The Victoria and Albert Museum has been around for 2000 years. This museum was established in 1852. It was moved to its current site in 1857 and was renamed South Kensington Museum. It has a wide variety of different types of artwork over the years such as paintings, drawings, prints and sculptures. You learn about the history of the British culture and the designs of the creations. There are so many sites to see while walking through the huge museum. This museum is to educate and inspire British designers and manufactures.
Fashion In the 18th Century
There are so many different types of fashion for just a man and a women in the 18th century. The designs of the clothing has changed and redefined fashion over the years. The creators of these clothes combined ideas of East Asia and other countries to create different clothing styles.
This is a blue formal day dress that the women wore in the 18th century. This dress was worn in the years 1760-1770. Just as we talked about in class, this dress has a petticoat. This was woven in London England (Spitafields), about 1742. It is made from silk damask. This was given by the Surrey Country Federation of Women’s Institutes Museum.
This is a casual day dress that women wore in there homes in the 18th century. This dress was worn in the years 1760-1770. Women would not go out into the public with this type of dress. This was a block-printed cotton dress worn in England. It is a very simple looking dress with floral pattern.
Ornamental Design in the 18th Century
Throughout the years, designs have changed all the time especially on furniture. From intricate design to simple swirl design. By just looking at the pieces of work, you can tell that it had taken a lot of time to get every detail perfect.
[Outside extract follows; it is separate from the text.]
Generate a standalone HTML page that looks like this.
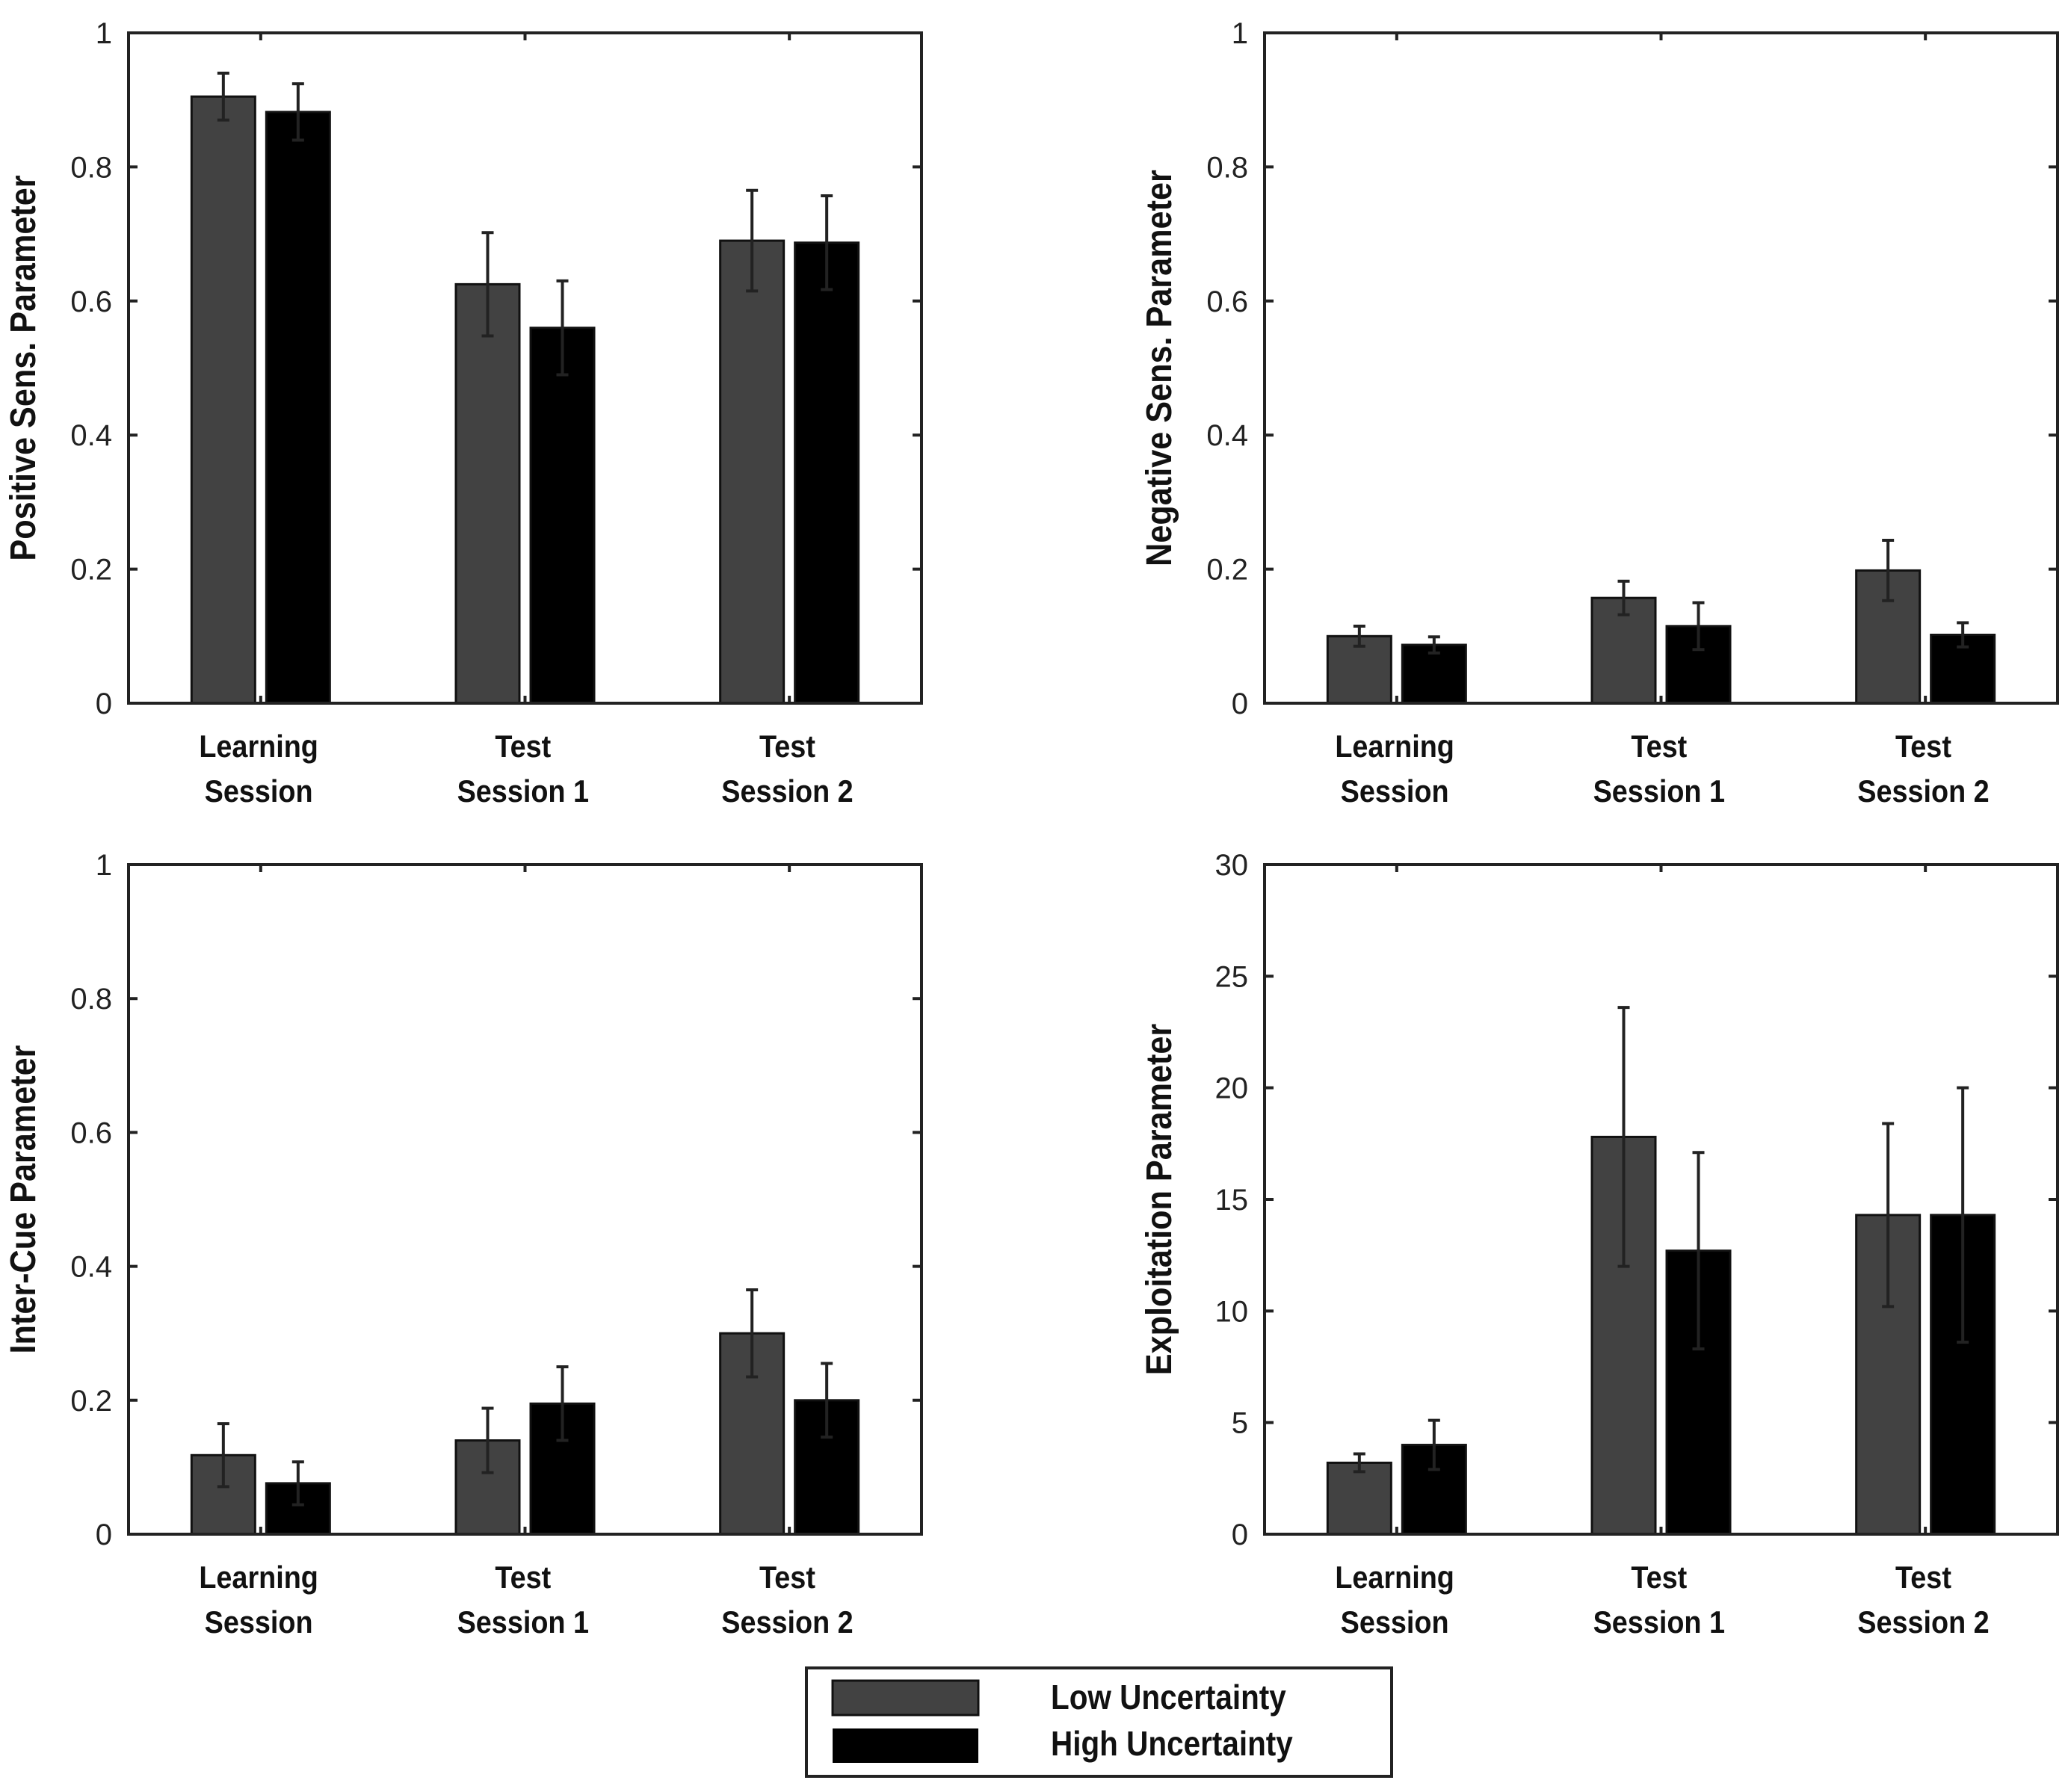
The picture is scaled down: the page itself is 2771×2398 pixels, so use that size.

This piece is the Rococo design that was created in 1730-1760. Rococo was an ornamental style that came to Britain from France and was most fashionable. It was used to create deliberately asymmetrical designs with elaborate C and S scrolls. Rococo first appeared in the work of silversmiths and was eventually taken up by carvers, cabinet-makers and plasters. This design was more influential on interior designers and not as much on architecture.